Pipeline¶
-
class
hana_automl.pipeline.data.Data(train: Optional[hana_ml.dataframe.DataFrame] = None, test: Optional[hana_ml.dataframe.DataFrame] = None, valid: Optional[hana_ml.dataframe.DataFrame] = None, target: Optional[str] = None, id_col: Optional[str] = None)¶ We needed to reuse and store data from dataset in one place, so we’ve created this class.
-
train¶ Train part of dataset
- Type
DataFrame
-
test¶ Test part of dataset (30% of all data)
- Type
DataFrame
-
valid¶ Validation part of dataset for model evaluation in the end of the process (10-15% of all data)
- Type
DataFrame
-
id_colm¶ ID column. Needed for HANA.
- Type
str
-
clear(num_strategy: str = 'mean', categorical_list: Optional[list] = None, normalizer_strategy: str = 'min-max', normalizer_z_score_method: str = '', normalize_int: bool = False, strategy_by_col: Optional[list] = None, drop_outers: bool = False, normalization_excp: Optional[list] = None, clean_sets: list = ['test', 'train', 'valid'])¶ Clears data using methods defined in parameters.
- Parameters
num_strategy (str) – Strategy to decode numeric variables.

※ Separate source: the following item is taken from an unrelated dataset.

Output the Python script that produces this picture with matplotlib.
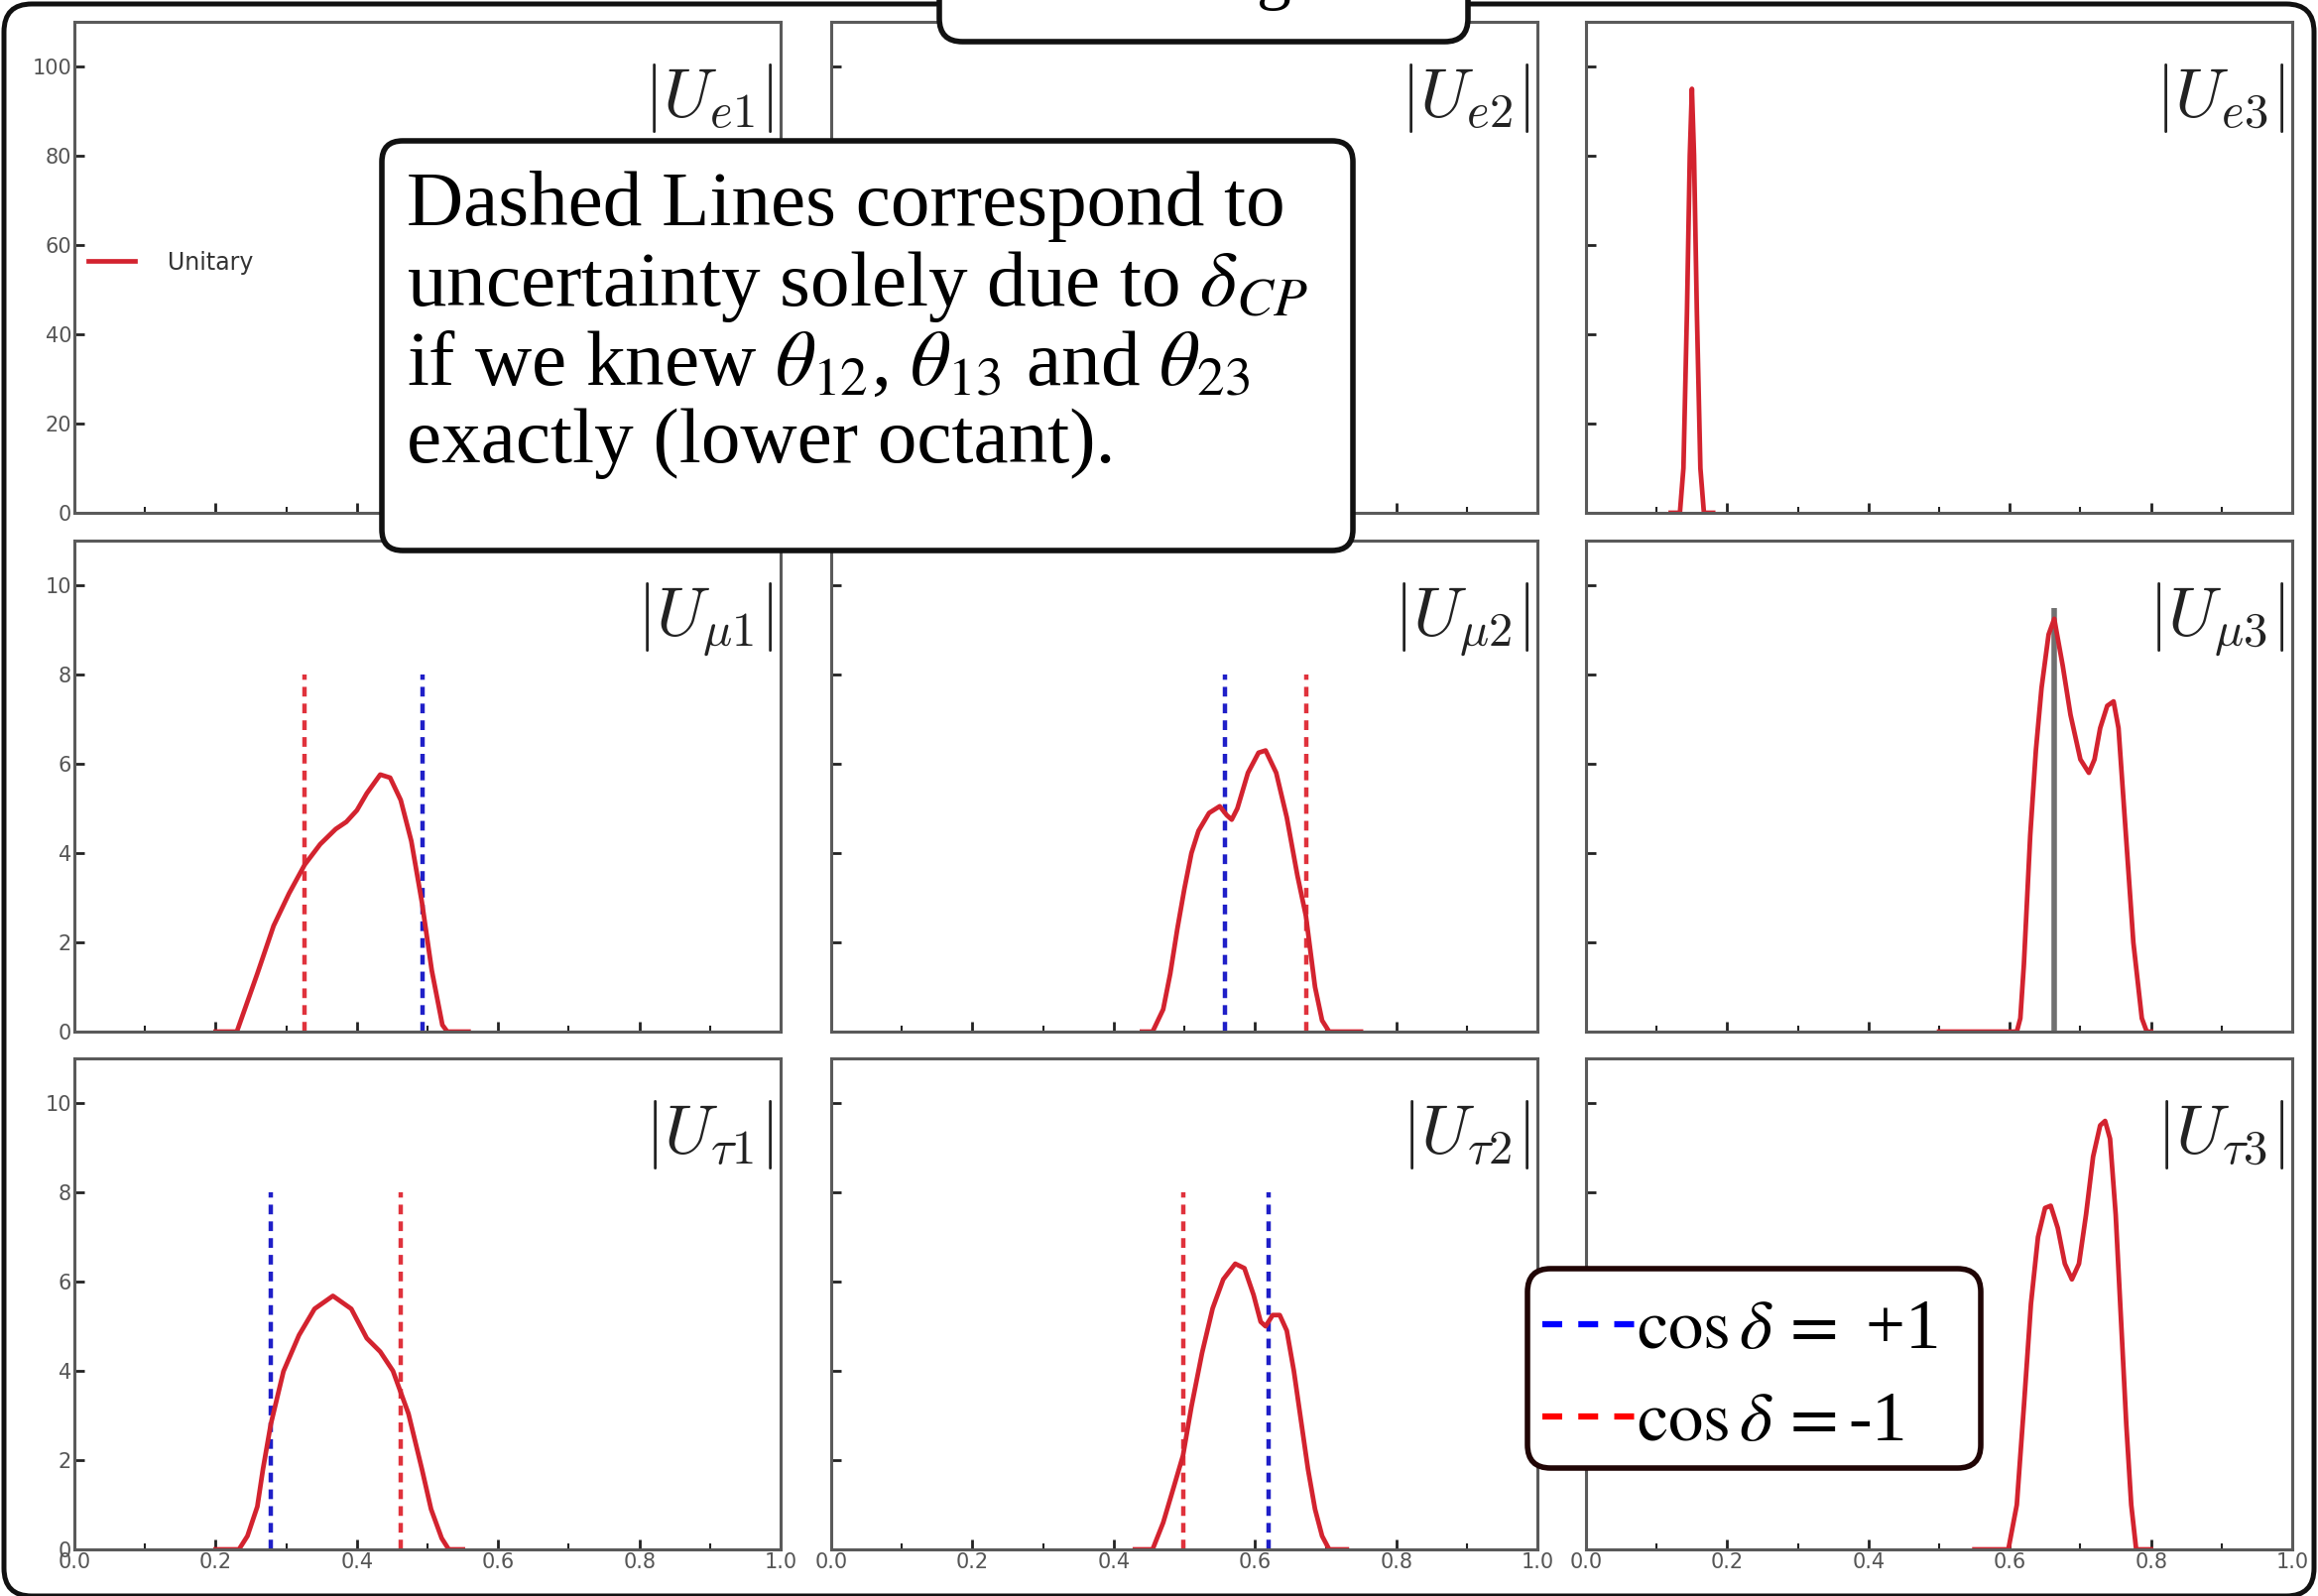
import numpy as np
import matplotlib.pyplot as plt
from matplotlib.patches import FancyBboxPatch
from matplotlib.lines import Line2D

plt.rcParams['mathtext.fontset'] = 'cm'

# --- распределения |U| ---
ue3_x = [0.12, 0.133, 0.138, 0.143, 0.147, 0.150, 0.153, 0.157, 0.162, 0.167, 0.18]
ue3_y = [0, 0, 10, 45, 80, 95, 80, 45, 10, 0, 0]

umu1_x = [0.20, 0.23, 0.259, 0.282, 0.304, 0.326, 0.348, 0.37, 0.385, 0.40, 0.414,
          0.433, 0.447, 0.462, 0.477, 0.492, 0.506, 0.521, 0.528, 0.558]
umu1_y = [0, 0, 1.3, 2.37, 3.1, 3.74, 4.2, 4.54, 4.7, 4.96, 5.34,
          5.76, 5.69, 5.19, 4.27, 2.9, 1.37, 0.15, 0, 0]

umu2_x = [0.44, 0.455, 0.47, 0.48, 0.49, 0.50, 0.51, 0.52, 0.535, 0.55, 0.56, 0.567,
          0.575, 0.59, 0.605, 0.615, 0.63, 0.645, 0.66, 0.672, 0.685, 0.695, 0.705, 0.75]
umu2_y = [0, 0, 0.5, 1.3, 2.3, 3.2, 4.0, 4.5, 4.9, 5.05, 4.85, 4.75,
          5.0, 5.8, 6.25, 6.3, 5.8, 4.8, 3.5, 2.6, 1.0, 0.25, 0, 0]

umu3_x = [0.50, 0.61, 0.615, 0.62, 0.629, 0.637, 0.645, 0.655, 0.663, 0.675, 0.686,
          0.70, 0.712, 0.72, 0.728, 0.738, 0.747, 0.754, 0.761, 0.775, 0.787, 0.794, 0.80]
umu3_y = [0, 0, 0.3, 1.5, 4.4, 6.3, 7.7, 8.9, 9.25, 8.2, 7.1,
          6.1, 5.8, 6.1, 6.8, 7.3, 7.4, 6.8, 5.2, 2.0, 0.3, 0, 0]

utau1_x = [0.20, 0.233, 0.245, 0.259, 0.267, 0.278, 0.296, 0.318, 0.34, 0.366, 0.392,
           0.414, 0.433, 0.451, 0.473, 0.492, 0.505, 0.52, 0.53, 0.55]
utau1_y = [0, 0, 0.3, 0.96, 1.8, 2.8, 3.99, 4.8, 5.39, 5.68, 5.39,
           4.73, 4.43, 4.0, 3.04, 1.8, 0.9, 0.25, 0, 0]

utau2_x = [0.43, 0.455, 0.47, 0.485, 0.498, 0.51, 0.525, 0.54, 0.555, 0.572, 0.585,
           0.598, 0.608, 0.615, 0.625, 0.635, 0.645, 0.655, 0.665, 0.675, 0.685,
           0.695, 0.705, 0.73]
utau2_y = [0, 0, 0.6, 1.4, 2.1, 3.2, 4.4, 5.4, 6.05, 6.4, 6.3,
           5.7, 5.1, 5.0, 5.25, 5.25, 4.9, 4.0, 2.9, 1.8, 0.9,
           0.3, 0, 0]

utau3_x = [0.55, 0.598, 0.61, 0.62, 0.63, 0.64, 0.65, 0.658, 0.668, 0.678, 0.688,
           0.698, 0.708, 0.718, 0.728, 0.735, 0.742, 0.75, 0.758, 0.765, 0.772,
           0.779, 0.80]
utau3_y = [0, 0, 1.0, 3.2, 5.5, 7.0, 7.65, 7.7, 7.2, 6.4, 6.05,
           6.4, 7.5, 8.8, 9.5, 9.6, 9.2, 7.5, 5.0, 2.8, 1.0,
           0, 0]

# штриховые линии: cos δ = +1 (синие) и cos δ = -1 (красные)
plus_pos = {'mu1': 0.493, 'mu2': 0.558, 'tau1': 0.278, 'tau2': 0.619}
minus_pos = {'mu1': 0.326, 'mu2': 0.672, 'tau1': 0.462, 'tau2': 0.498}
dash_top = 8
umu3_line = 0.663
umu3_line_top = 9.5

labels = [[r'$|U_{e1}|$', r'$|U_{e2}|$', r'$|U_{e3}|$'],
          [r'$|U_{\mu1}|$', r'$|U_{\mu2}|$', r'$|U_{\mu3}|$'],
          [r'$|U_{\tau1}|$', r'$|U_{\tau2}|$', r'$|U_{\tau3}|$']]
curves = [[None, None, (ue3_x, ue3_y)],
          [(umu1_x, umu1_y), (umu2_x, umu2_y), (umu3_x, umu3_y)],
          [(utau1_x, utau1_y), (utau2_x, utau2_y), (utau3_x, utau3_y)]]
dash_keys = [[None, None, None], ['mu1', 'mu2', None], ['tau1', 'tau2', None]]

red = '#d3232f'
spine_c = '#5a5a5a'

fig = plt.figure(figsize=(23.37, 16.09), dpi=100)
lefts = [0.0321, 0.3586, 0.6842]
bottoms = [0.6787, 0.3536, 0.0292]
w, h = 0.3047, 0.3076

for r in range(3):
    for c in range(3):
        ax = fig.add_axes([lefts[c], bottoms[r], w, h])
        ax.set_xlim(0, 1)
        if r == 0:
            ax.set_ylim(0, 110)
            ax.set_yticks(np.arange(0, 101, 20))
        else:
            ax.set_ylim(0, 11)
            ax.set_yticks(np.arange(0, 11, 2))
        ax.set_xticks(np.arange(0, 1.01, 0.2))
        ax.set_xticks(np.arange(0.1, 1.0, 0.2), minor=True)
        ax.tick_params(which='both', direction='in', top=False, right=False,
                       labelsize=15, labelcolor='#555555', color='#222222', pad=2)
        ax.tick_params(which='major', length=7, width=2)
        ax.tick_params(which='minor', length=4, width=1.5)
        if r < 2:
            ax.tick_params(labelbottom=False)
        if c > 0:
            ax.tick_params(labelleft=False)
        for s in ax.spines.values():
            s.set_color(spine_c)
            s.set_linewidth(2.2)

        k = dash_keys[r][c]
        if k:
            ax.vlines(plus_pos[k], 0, dash_top, color='#1f1fc8', lw=3.2,
                      linestyles=(0, (2.2, 1.6)))
            ax.vlines(minus_pos[k], 0, dash_top, color='#e0323c', lw=3.2,
                      linestyles=(0, (2.2, 1.6)))
        if r == 1 and c == 2:
            ax.vlines(umu3_line, 0, umu3_line_top, color='#707070', lw=4)
        if curves[r][c] is not None:
            xs, ys = curves[r][c]
            ax.plot(xs, ys, color=red, lw=3.4, solid_joinstyle='round')
        ax.text(0.99, 0.92, labels[r][c], transform=ax.transAxes,
                ha='right', va='top', fontsize=50, color='#222222')
        if r == 0 and c == 0:
            ax.plot([], [], color=red, lw=3.4, label='Unitary')
            leg = ax.legend(loc='center left', bbox_to_anchor=(0.0, 0.51),
                            frameon=False, fontsize=17, handlelength=2.0,
                            handletextpad=1.4, borderaxespad=0.2)
            for t in leg.get_texts():
                t.set_color('#333333')

W, H = 2337.0, 1609.0
asp = W / H

# внешняя рамка слайда
fig.patches.append(FancyBboxPatch((4 / W, 0.0), 1 - 8 / W, 1 - 4 / H,
                                  boxstyle='round,pad=0,rounding_size=0.012',
                                  mutation_aspect=asp, transform=fig.transFigure,
                                  fc='none', ec='#111111', lw=3.6, zorder=5))

# заголовок (обрезан сверху)
fig.patches.append(FancyBboxPatch((947 / W, 1 - 42 / H), 533 / W, 80 / H,
                                  boxstyle='round,pad=0,rounding_size=0.01',
                                  mutation_aspect=asp, transform=fig.transFigure,
                                  fc='white', ec='#111111', lw=4, zorder=6))
fig.text(1213 / W, 1 + 4 / H, r'3$\sigma$ Ranges', ha='center', va='baseline',
         fontsize=50, family='Liberation Serif', math_fontfamily='stix', zorder=7)

# поясняющая надпись
fig.patches.append(FancyBboxPatch((385 / W, 1 - 555 / H), 979 / W, 413 / H,
                                  boxstyle='round,pad=0,rounding_size=0.009',
                                  mutation_aspect=asp, transform=fig.transFigure,
                                  fc='white', ec='#111111', lw=4, zorder=6))
fig.text(410 / W, 1 - 172 / H,
         'Dashed Lines correspond to\n'
         r'uncertainty solely due to $\delta_{CP}$' '\n'
         r'if we knew $\theta_{12}$, $\theta_{13}$ and $\theta_{23}$' '\n'
         'exactly (lower octant).',
         ha='left', va='top', fontsize=57, family='Liberation Serif',
         math_fontfamily='stix', linespacing=1.12, zorder=7)

# легенда cos δ
fig.patches.append(FancyBboxPatch((1540 / W, 1 - 1480 / H), 457 / W, 201 / H,
                                  boxstyle='round,pad=0,rounding_size=0.01',
                                  mutation_aspect=asp, transform=fig.transFigure,
                                  fc='white', ec='#200505', lw=4, zorder=6))
for yy, col, txt in [(1335, 'blue', r'$\cos\delta\,=$ +1'),
                     (1428, 'red', r'$\cos\delta\,=$-1')]:
    fig.lines.append(Line2D([1555 / W, 1650 / W], [1 - yy / H, 1 - yy / H],
                            transform=fig.transFigure, color=col, lw=4.5,
                            linestyle=(0, (3.2, 2.6)), zorder=7))
    fig.text(1650 / W, 1 - (yy + 24) / H, txt, ha='left', va='baseline',
             fontsize=51, family='Liberation Serif', math_fontfamily='stix',
             zorder=7)

fig.savefig('out.png', dpi=100, facecolor='white')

dropempty (Bool) – Drop empty rows or not.
categorical_list (list) – List of categorical features.
normalizer_strategy (str) – Strategy for normalization. Defaults to ‘min-max’.
normalizer_z_score_method (str) – A z-score (also called a standard score) gives you an idea of how far from the mean a data point is
normalize_int (bool) – Normalize integers or not
strategy_by_col (ListOfTuples) – Specifies the imputation strategy for a set of columns, which overrides the overall strategy for data imputation. Each tuple in the list should contain at least two elements, such that: the 1st element is the name of a column; the 2nd element is the imputation strategy of that column(For numerical: “mean”, “median”, “delete”, “als”, ‘numerical_const’. Or categorical_const for categorical). If the imputation strategy is ‘categorical_const’ or ‘numerical_const’, then a 3rd element must be included in the tuple, which specifies the constant value to be used to substitute the detected missing values in the column
clean_sets (ListOfStrings) – Specifies parts of dataset, that will be preprocessed. List should contain ‘test’,’train’ or ‘valid’. Other values will be ignored
- Returns
Data – Data with changes.
- Return type
-
drop(droplist_columns: list)¶ Drops columns in table
- Parameters
droplist_columns (list) – Columns to remove.
-
-
class
hana_automl.pipeline.input.Input(connection_context: Optional[hana_ml.dataframe.ConnectionContext] = None, df: Optional[Union[pandas.core.frame.DataFrame, hana_ml.dataframe.DataFrame, str]] = None, target: Optional[str] = None, path: Optional[str] = None, id_col: Optional[str] = None, table_name: Optional[str] = None, verbose: bool = True)¶ Handles input data. You can use it aside pipeline to load data to database.
-
connection_context¶ Connection info to HANA database.
- Type
hana_ml.dataframe.ConnectionContext
-
df¶ Pandas dataframe with data, or hana_ml dataframe, or string containing existing table name.
- Type
pandas.DataFrame or hana_ml.dataframe.DataFrame or str
-
id_col¶ ID column for HANA table.
- Type
str
-
file_path¶ Path to data file.
- Type
str
-
target¶ Target variable that we want to predict.
- Type
str
-
table_name¶ Table’s name in HANA database.
- Type
str
-
hana_df¶ Converted HANA dataframe.
- Type
hana_ml.dataframe
-
verbose¶ Level of output
-
static
download_data(path: str)¶ Downloads data from path
- Parameters
path (str) – Path/url to the file.
- Raises
InputError – If file format is wrong.
-
load_data()¶ Loads data to HANA database.
-
split_data() → hana_automl.pipeline.data.Data¶ Splits single dataframe into multiple dataframes and passes them to Data.
- Returns
Data with changes.
- Return type
-
-
class
hana_automl.pipeline.modelres.ModelBoard(algorithm, train_score: float, preprocessor: hana_automl.preprocess.settings.PreprocessorSettings)¶ This class stores models that are shown in leaderboard.
-
class
hana_automl.pipeline.pipeline.Pipeline(data: hana_automl.pipeline.data.Data, steps: int, task: str, time_limit: Optional[int] = None, verbose=2, tuning_metric=None)¶ The ‘director’ of the whole hyperparameter searching process.
-
iter¶ Number of iterations.
- Type
int
-
opt¶ Optimizer.
-
time_limit¶ In seconds
- Type
int
-
verbose¶ Level of output.
-
train(categorical_features: Optional[list] = None, optimizer: Optional[str] = None)¶ Preprocesses data and starts optimization.
- Parameters
categorical_features (list) – List of categorical features.
optimizer (string) – Optimizer for searching for hyperparameters. Currently supported: “OptunaSearch” (default), “BayesianOptimizer” (unstable)
- Returns
Optimizer.
- Return type
opt
-